African-Americans have known freedom was coming and, according to the writer WEB DuBois at the start of the 20th century, even made it their religion, but as of this election of a black President, that day has come: they as a people are now, finally, free. What has changed is subtle, worth registering and momentous. It has changed the meaning of African-American to include the son of a Kenyan goat-herd with no experience in his ancestry of slavery. All African-descended people in America share in this emancipation: African-American identity is no longer defined by slavery. And it has allowed Barack Obama in his acceptance speech to refer ‘we as a people’ – an explicit paraphrase of Martin Luther King’s clarion call in the Civil Rights movement – to all Americans: black, white, Hispanic, Asian, native.
Black leadership of the United States of America has the moral force and aspirational quality of African-American religious rhetoric, but in aiming as it always has to transcend the barriers of race it can now further its aim by re-founding as well as restating the basis of American values. The values of democracy, opportunity, determination and so on, will not obscure the additional quality demanded of American society at a time of global economic, environmental and political crisis: sacrifice, and even, self-sacrifice.
Barack Obama’s rhetoric, his skills as an orator, will have struck anyone during the course of this election contest; the ‘silver-tongued, one-term Senator’ is now America’s President-elect and his word, his writ will run. Unlike Obama, it occurs to me that I don’t have a black voice; he does, out-pacing Hillary Clinton in the search for the African-American vote. My public voice as a writer and broadcaster in Britain has been shaped by a need to defend against the ordinary hostility and harassment I’m used to as an ostensibly black man in a white society. I tend to hide, to shield myself behind my class, education and voice in order to be free of some of the more troubling aspects of my encounters with discrimination. My tactical language skills are not the equal of Obama’s: they are not based on a tradition of black preaching, of self-assertion, openly offered recognition; I am not schooled in a rhetoric openly scornful or critical of injustice. You can hear me now: analytic, intuitive, but not passionate, not steeped in what have been the tragic possibilities of black experience in America. I can’t mobilise and organise with my voice; I can warn. I can’t inspire; I can question. I’m not a politician; I’m a poet and playwright whose job has been to widen the possibilities of my own society. I’m not American; I’m English.

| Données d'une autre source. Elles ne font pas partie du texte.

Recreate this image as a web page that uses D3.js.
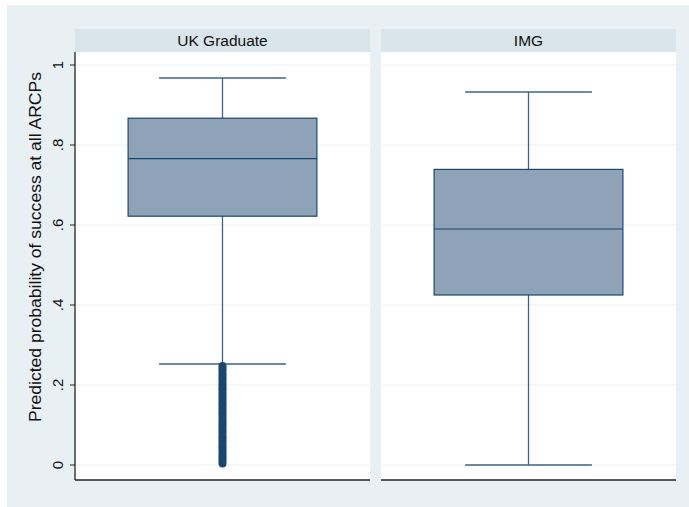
<!DOCTYPE html>
<html>
<head>
<meta charset="utf-8">
<script src="https://cdn.jsdelivr.net/npm/d3@7/dist/d3.min.js"></script>
<style>
  html, body { margin: 0; padding: 0; background: #ffffff; }
  svg { display: block; font-family: "Liberation Sans", Arial, sans-serif; }
</style>
</head>
<body>
<svg id="chart" width="689" height="507"></svg>
<script>
// Graduate groups shown as facets
const groups = ["UK Graduate", "IMG"];

// Box-plot summaries per group: lower whisker, Q1, median, Q3, upper whisker
const lowerWhisker = [0.2525, 0.0];
const q1           = [0.622, 0.425];
const median       = [0.766, 0.590];
const q3           = [0.867, 0.739];
const upperWhisker = [0.9675, 0.9325];

// Outlying predictions below the lower whisker (UK Graduate only)
const outliersUK = [0.004, 0.010, 0.016, 0.022, 0.028, 0.035, 0.041, 0.047, 0.053, 0.060,
  0.066, 0.072, 0.079, 0.085, 0.091, 0.098, 0.104, 0.110, 0.116, 0.123,
  0.129, 0.135, 0.142, 0.148, 0.154, 0.160, 0.167, 0.173, 0.179, 0.186,
  0.192, 0.198, 0.204, 0.211, 0.217, 0.223, 0.229, 0.236, 0.242, 0.2475];
const outliersIMG = [];
const outliers = [outliersUK, outliersIMG];

// Y-axis ticks and labels
const yTicks = [0, 0.2, 0.4, 0.6, 0.8, 1];
const yTickLabels = ["0", ".2", ".4", ".6", ".8", "1"];
const yTitle = "Predicted probability of success at all ARCPs";

const svg = d3.select("#chart");

const C = {
  bg: "#e9f0f3",
  strip: "#d9e5ea",
  grid: "#eaf2f3",
  boxFill: "#8ea3b8",
  navy: "#1a476f",
  whisker: "#3c6589",
  axis: "#222222"
};

// Frame of the plotting region
const plotTop = 52, plotBottom = 480, stripTop = 29;

const x = d3.scaleBand().domain(groups).range([75, 676]).paddingInner(0.036);
const y = d3.scaleLinear().domain([0, 1]).range([465, 65]);

// Graph region background
svg.append("rect").attr("x", 7).attr("y", 5).attr("width", 682).attr("height", 502).attr("fill", C.bg);

const panels = svg.selectAll("g.panel").data(groups).join("g")
  .attr("class", "panel")
  .attr("transform", d => `translate(${x(d)},0)`);

// White plot area and subtitle strip
panels.append("rect")
  .attr("x", 0).attr("y", stripTop)
  .attr("width", x.bandwidth()).attr("height", plotBottom - stripTop)
  .attr("fill", "#ffffff");
panels.append("rect")
  .attr("x", 0).attr("y", stripTop)
  .attr("width", x.bandwidth()).attr("height", plotTop - stripTop)
  .attr("fill", C.strip);
panels.append("text")
  .attr("x", x.bandwidth() / 2).attr("y", stripTop + 17)
  .attr("text-anchor", "middle")
  .attr("font-size", 15.5)
  .attr("fill", "#111")
  .text(d => d);

// Horizontal gridlines
panels.each(function () {
  d3.select(this).selectAll("line.grid").data(yTicks).join("line")
    .attr("class", "grid")
    .attr("x1", 0).attr("x2", x.bandwidth())
    .attr("y1", d => y(d)).attr("y2", d => y(d))
    .attr("stroke", C.grid).attr("stroke-width", 1.2);
});

// Bottom axis line of each panel
panels.append("line")
  .attr("x1", 0).attr("x2", x.bandwidth())
  .attr("y1", plotBottom).attr("y2", plotBottom)
  .attr("stroke", C.axis).attr("stroke-width", 1.3);

// Box-plot marks
const bw = x.bandwidth();
const boxW = bw * 0.64, capW = bw * 0.43;
panels.each(function (d, i) {
  const g = d3.select(this);
  const cx = bw / 2;
  // whiskers
  g.append("line").attr("x1", cx).attr("x2", cx)
    .attr("y1", y(upperWhisker[i])).attr("y2", y(q3[i]))
    .attr("stroke", C.whisker).attr("stroke-width", 1.3);
  g.append("line").attr("x1", cx).attr("x2", cx)
    .attr("y1", y(q1[i])).attr("y2", y(lowerWhisker[i]))
    .attr("stroke", C.whisker).attr("stroke-width", 1.3);
  [upperWhisker[i], lowerWhisker[i]].forEach(v => {
    g.append("line").attr("x1", cx - capW / 2).attr("x2", cx + capW / 2)
      .attr("y1", y(v)).attr("y2", y(v))
      .attr("stroke", C.whisker).attr("stroke-width", 1.3);
  });
  // box
  g.append("rect")
    .attr("x", cx - boxW / 2).attr("y", y(q3[i]))
    .attr("width", boxW).attr("height", y(q1[i]) - y(q3[i]))
    .attr("fill", C.boxFill).attr("stroke", C.navy).attr("stroke-width", 1.2);
  g.append("line").attr("x1", cx - boxW / 2).attr("x2", cx + boxW / 2)
    .attr("y1", y(median[i])).attr("y2", y(median[i]))
    .attr("stroke", C.navy).attr("stroke-width", 1.2);
  // outliers
  g.selectAll("circle.out").data(outliers[i]).join("circle")
    .attr("class", "out")
    .attr("cx", cx).attr("cy", v => y(v)).attr("r", 4)
    .attr("fill", C.navy);
});

// Left y-axis with vertical tick labels
const axisG = svg.append("g").attr("transform", `translate(75,0)`);
axisG.append("line").attr("x1", 0).attr("x2", 0)
  .attr("y1", plotTop).attr("y2", plotBottom)
  .attr("stroke", C.axis).attr("stroke-width", 1.3);
axisG.selectAll("line.tick").data(yTicks).join("line")
  .attr("class", "tick")
  .attr("x1", -5).attr("x2", 0)
  .attr("y1", d => y(d)).attr("y2", d => y(d))
  .attr("stroke", C.axis).attr("stroke-width", 1);
axisG.selectAll("text.tl").data(yTicks).join("text")
  .attr("class", "tl")
  .attr("transform", d => `translate(-12,${y(d)}) rotate(-90)`)
  .attr("text-anchor", "middle")
  .attr("font-size", 15)
  .attr("fill", "#111")
  .text((d, i) => yTickLabels[i]);

// Y-axis title
svg.append("text")
  .attr("transform", `translate(41,247) rotate(-90)`)
  .attr("text-anchor", "middle")
  .attr("font-size", 16)
  .attr("fill", "#111")
  .attr("textLength", 350)
  .attr("lengthAdjust", "spacingAndGlyphs")
  .text(yTitle);
</script>
</body>
</html>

What, then, I wonder, is the equivalent in Britain of Barack Obama’s profound grasp on America’s electoral psyche through his deployment of an American language of hope? Or, to put it another way, what would he say if he were born here? Or again, would he have become Prime Minister? The question was put to British audiences by the Reverend Jesse Jackson in relation to the black populations of Europe: are they as enfranchised as African-Americans turn out to be in the formerly slave-holding States of the US? Change has come to America; will it come to this country?

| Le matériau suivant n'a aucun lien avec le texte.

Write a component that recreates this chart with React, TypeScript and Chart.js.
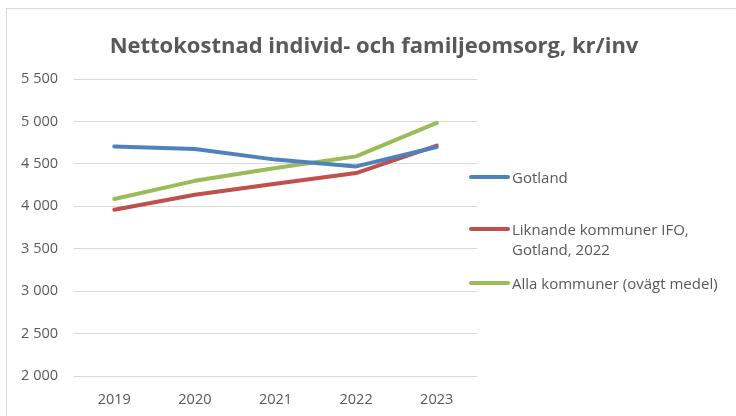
import React, { useEffect, useRef } from "react";
import { Chart, registerables } from "chart.js";

Chart.register(...registerables);

const title = "Nettokostnad individ- och familjeomsorg, kr/inv";
const years = ["2019", "2020", "2021", "2022", "2023"];
const gotland = [4705, 4675, 4550, 4470, 4698];
const liknande = [3960, 4136, 4265, 4392, 4715];
const alla = [4085, 4300, 4452, 4588, 4982];
const seriesNames = ["Gotland", "Liknande kommuner IFO,\nGotland, 2022", "Alla kommuner (ovägt medel)"];
const seriesColors = ["#4F81BD", "#C0504D", "#9BBB59"];
const yMin = 2000;
const yMax = 5500;
const yStep = 500;

const textColor = "#595959";
const fontFamily = "'Open Sans', 'Liberation Sans', sans-serif";

function fmt(v: number): string {
  const s = Math.round(v).toString();
  return s.replace(/\B(?=(\d{3})+(?!\d))/g, " ");
}

export default function App() {
  const ref = useRef<HTMLCanvasElement | null>(null);

  useEffect(() => {
    if (!ref.current) return;
    const values = [gotland, liknande, alla];
    const chart = new Chart(ref.current, {
      type: "line",
      data: {
        labels: years,
        datasets: values.map((d, i) => ({
          label: seriesNames[i],
          data: d,
          borderColor: seriesColors[i],
          backgroundColor: seriesColors[i],
          borderWidth: 4,
          pointRadius: 0,
          tension: 0,
          borderCapStyle: "round" as const,
          borderJoinStyle: "round" as const,
        })),
      },
      options: {
        animation: false,
        responsive: false,
        layout: { padding: { left: 0, right: 259, top: 79, bottom: 0 } },
        plugins: {
          legend: { display: false },
          title: { display: false },
          tooltip: { enabled: false },
        },
        scales: {
          x: {
            offset: true,
            grid: { display: false, drawTicks: false },
            border: { display: false },
            ticks: {
              color: textColor,
              font: { family: fontFamily, size: 14.5 },
              padding: 15,
              maxRotation: 0,
            },
            afterFit: (s: any) => {
              s.height = 40;
            },
          },
          y: {
            min: yMin,
            max: yMax,
            grid: { color: "#d9d9d9", lineWidth: 1, drawTicks: false },
            border: { display: false },
            ticks: {
              stepSize: yStep,
              color: textColor,
              font: { family: fontFamily, size: 14.5 },
              padding: 16,
              callback: (v: any) => fmt(Number(v)),
            },
            afterFit: (s: any) => {
              s.width = 74;
            },
          },
        },
      },
    });
    return () => chart.destroy();
  }, []);

  const legendY = [177, 229, 283];

  return (
    <div style={{ position: "fixed", left: 0, top: 0, width: 736, height: 416, background: "#fff", overflow: "hidden" }}>
      <div
        style={{
          position: "absolute",
          left: 6,
          top: 8,
          width: 800,
          height: 500,
          borderTop: "1px solid #d9d9d9",
          borderLeft: "1px solid #d9d9d9",
        }}
      />
      <canvas ref={ref} width={736} height={416} style={{ position: "absolute", left: 0, top: 0, width: 736, height: 416 }} />
      <div
        style={{
          position: "absolute",
          left: 0,
          width: 748,
          top: 29,
          textAlign: "center",
          fontFamily,
          fontWeight: 700,
          fontSize: 22,
          color: textColor,
          lineHeight: "30px",
          whiteSpace: "nowrap",
        }}
      >
        {title}
      </div>
      {seriesNames.map((name, i) => (
        <div key={i} style={{ position: "absolute", left: 469, top: legendY[i] - 10, display: "flex", alignItems: "flex-start" }}>
          <div style={{ width: 41, height: 4, borderRadius: 2, background: seriesColors[i], marginTop: 8, marginRight: 2 }} />
          <div
            style={{
              fontFamily,
              fontSize: 15,
              color: textColor,
              lineHeight: "20px",
              whiteSpace: "pre",
            }}
          >
            {name}
          </div>
        </div>
      ))}
    </div>
  );
}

I sometimes imagine we will have to wait another generation for that change to come; that race has never been an issue here as it has in the United States, and no language has been evolved to tackle its insidious grip on our imagining of the possibility that black people in Britain might aspire to leadership of a predominantly white society. Or, to put that another way, we don’t have a problem here, so can we fix it?
No wonder my own limitations feed so easily into a feeling that being a part of this country kills me. My only hope is that my age-mate, Barack Obama, as well as demonstrating the non-racial basis for a re-invigoration of America’s core values of openness and opportunity to us in Britain, will end up living for his country rather than dying for it.

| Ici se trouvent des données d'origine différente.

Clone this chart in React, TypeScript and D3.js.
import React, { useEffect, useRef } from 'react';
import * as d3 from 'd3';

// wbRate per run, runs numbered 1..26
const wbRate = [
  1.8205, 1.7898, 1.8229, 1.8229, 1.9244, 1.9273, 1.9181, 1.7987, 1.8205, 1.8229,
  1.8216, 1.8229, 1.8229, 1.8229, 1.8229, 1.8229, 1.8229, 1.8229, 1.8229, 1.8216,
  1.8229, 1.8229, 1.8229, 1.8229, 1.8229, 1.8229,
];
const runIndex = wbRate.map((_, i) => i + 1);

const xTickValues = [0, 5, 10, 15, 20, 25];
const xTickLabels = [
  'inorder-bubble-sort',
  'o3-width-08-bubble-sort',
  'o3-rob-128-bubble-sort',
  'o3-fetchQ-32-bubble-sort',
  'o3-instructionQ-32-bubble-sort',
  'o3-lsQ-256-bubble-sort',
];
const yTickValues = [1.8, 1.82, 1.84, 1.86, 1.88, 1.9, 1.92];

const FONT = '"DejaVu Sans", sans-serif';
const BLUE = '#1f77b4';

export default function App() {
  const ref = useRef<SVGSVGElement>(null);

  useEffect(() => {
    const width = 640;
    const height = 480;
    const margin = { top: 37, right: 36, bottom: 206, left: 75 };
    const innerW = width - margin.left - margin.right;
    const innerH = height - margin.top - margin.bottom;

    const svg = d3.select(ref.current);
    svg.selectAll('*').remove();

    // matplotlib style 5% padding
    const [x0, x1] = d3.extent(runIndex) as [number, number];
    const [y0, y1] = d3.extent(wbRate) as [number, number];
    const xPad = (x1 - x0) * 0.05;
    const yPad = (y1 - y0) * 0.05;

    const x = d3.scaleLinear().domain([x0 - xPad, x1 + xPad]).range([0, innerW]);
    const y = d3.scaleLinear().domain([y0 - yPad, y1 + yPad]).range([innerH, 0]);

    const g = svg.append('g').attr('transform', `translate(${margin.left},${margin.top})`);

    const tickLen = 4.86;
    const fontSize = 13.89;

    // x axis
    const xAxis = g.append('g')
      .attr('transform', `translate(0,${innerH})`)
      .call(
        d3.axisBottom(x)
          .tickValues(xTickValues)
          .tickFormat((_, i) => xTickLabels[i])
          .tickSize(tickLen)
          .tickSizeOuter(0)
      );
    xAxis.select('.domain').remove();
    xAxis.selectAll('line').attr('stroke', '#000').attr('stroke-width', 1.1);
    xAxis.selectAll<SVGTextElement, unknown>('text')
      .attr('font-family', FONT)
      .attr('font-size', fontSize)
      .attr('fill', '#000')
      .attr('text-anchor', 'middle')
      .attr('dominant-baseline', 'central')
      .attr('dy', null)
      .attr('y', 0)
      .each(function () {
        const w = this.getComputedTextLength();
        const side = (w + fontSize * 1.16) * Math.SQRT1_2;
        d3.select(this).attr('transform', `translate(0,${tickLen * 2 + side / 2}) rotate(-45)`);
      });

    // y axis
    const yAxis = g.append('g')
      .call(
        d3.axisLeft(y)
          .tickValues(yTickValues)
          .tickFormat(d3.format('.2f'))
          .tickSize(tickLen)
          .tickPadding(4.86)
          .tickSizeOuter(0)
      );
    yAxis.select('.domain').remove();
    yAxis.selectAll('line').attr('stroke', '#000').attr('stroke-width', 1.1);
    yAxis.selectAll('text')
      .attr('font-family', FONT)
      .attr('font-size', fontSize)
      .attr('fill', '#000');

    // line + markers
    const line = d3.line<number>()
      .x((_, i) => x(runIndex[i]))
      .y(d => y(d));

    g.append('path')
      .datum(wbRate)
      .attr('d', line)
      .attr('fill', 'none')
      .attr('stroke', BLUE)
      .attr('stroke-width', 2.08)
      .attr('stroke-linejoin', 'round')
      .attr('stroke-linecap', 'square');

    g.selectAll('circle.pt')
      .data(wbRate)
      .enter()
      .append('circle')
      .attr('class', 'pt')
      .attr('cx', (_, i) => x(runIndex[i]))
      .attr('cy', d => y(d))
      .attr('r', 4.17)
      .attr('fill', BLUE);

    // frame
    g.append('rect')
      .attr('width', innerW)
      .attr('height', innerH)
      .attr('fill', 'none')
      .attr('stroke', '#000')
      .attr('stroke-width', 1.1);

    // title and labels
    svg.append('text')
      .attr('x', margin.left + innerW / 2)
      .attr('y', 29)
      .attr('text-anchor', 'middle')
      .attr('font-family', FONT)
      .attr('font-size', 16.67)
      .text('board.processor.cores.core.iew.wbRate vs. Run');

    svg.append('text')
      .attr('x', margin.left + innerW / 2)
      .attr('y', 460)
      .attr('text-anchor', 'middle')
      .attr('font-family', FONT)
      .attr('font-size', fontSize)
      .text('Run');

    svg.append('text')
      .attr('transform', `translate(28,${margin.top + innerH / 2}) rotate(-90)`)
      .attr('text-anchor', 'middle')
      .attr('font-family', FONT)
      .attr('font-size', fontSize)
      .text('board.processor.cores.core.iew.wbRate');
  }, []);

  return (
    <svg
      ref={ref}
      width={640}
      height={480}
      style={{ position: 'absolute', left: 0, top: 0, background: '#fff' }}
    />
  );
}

AHRC Creative and Performing Arts Fellow, Goldsmiths College
L’article de Gabriel Gbadamosi reprend cette question à l’ordre du jour dans les media européens (français en particulier): quand pourra-t-on imaginer un noir ou un arabe à la tête de l’Etat ?
La réponse n’est-elle pas dans cette rencontre que relate Alain Foix, dans le cimetière du Père Lachaise avec deux vieilles dames s’étonnant qu’un « africain » connaisse le latin ? Car s’il ne vient à personne aux Etats Unis, racistes compris, de contester à un noir son appartenance à la nation américaine, force est de constater qu’en France, et probablement dans toute l’Europe, un arabe, même de parents français, un noir, même guadeloupéen, n’est toujours pas considéré d’emblée comme totalement et exclusivement français, allemand ou italien. C’est toujours tant soit peu un étranger. On compte 12,5 % de noirs aux USA et environ 10 % d’arabes et de noirs en France. La quantité n’est donc pas la cause de cet aveuglement. Celui-ci serait bien plutôt à rechercher du côté de l’image ethnocentrée qu’un fançais blanc se fait de son identité nationale (cf le mythe fantaisiste de l’origine gallo-romaine : « nos ancêtres les Gaulois »)alors que l’identité américaine est basée sur la reconnaissance – et même, malgré la tentation « wasp », la valorisation – de ses origines multiples. Car si les noirs américains ont été longtemps infériorisés par la quasi-totatlité de la population blanche, ils n’en devenaient pas moins, après des décennies de luttes, plus facilement « intégrables » dans le « melting pot » américain – même si celui-ci est composé de « communautés » juxtaposées – que dans une société française sûre et fière de ses origines exclusivement nord-européenne, oubliant au passage toutes les invasions, les bouleversements et mouvements de populations – dûs principalement à une situation géographique « limite » – qui ont fait d’elle ce qu’elle est aujourd’hui : un vaste mélange de populations, probablement un des plus hétérogènes qui existent au monde.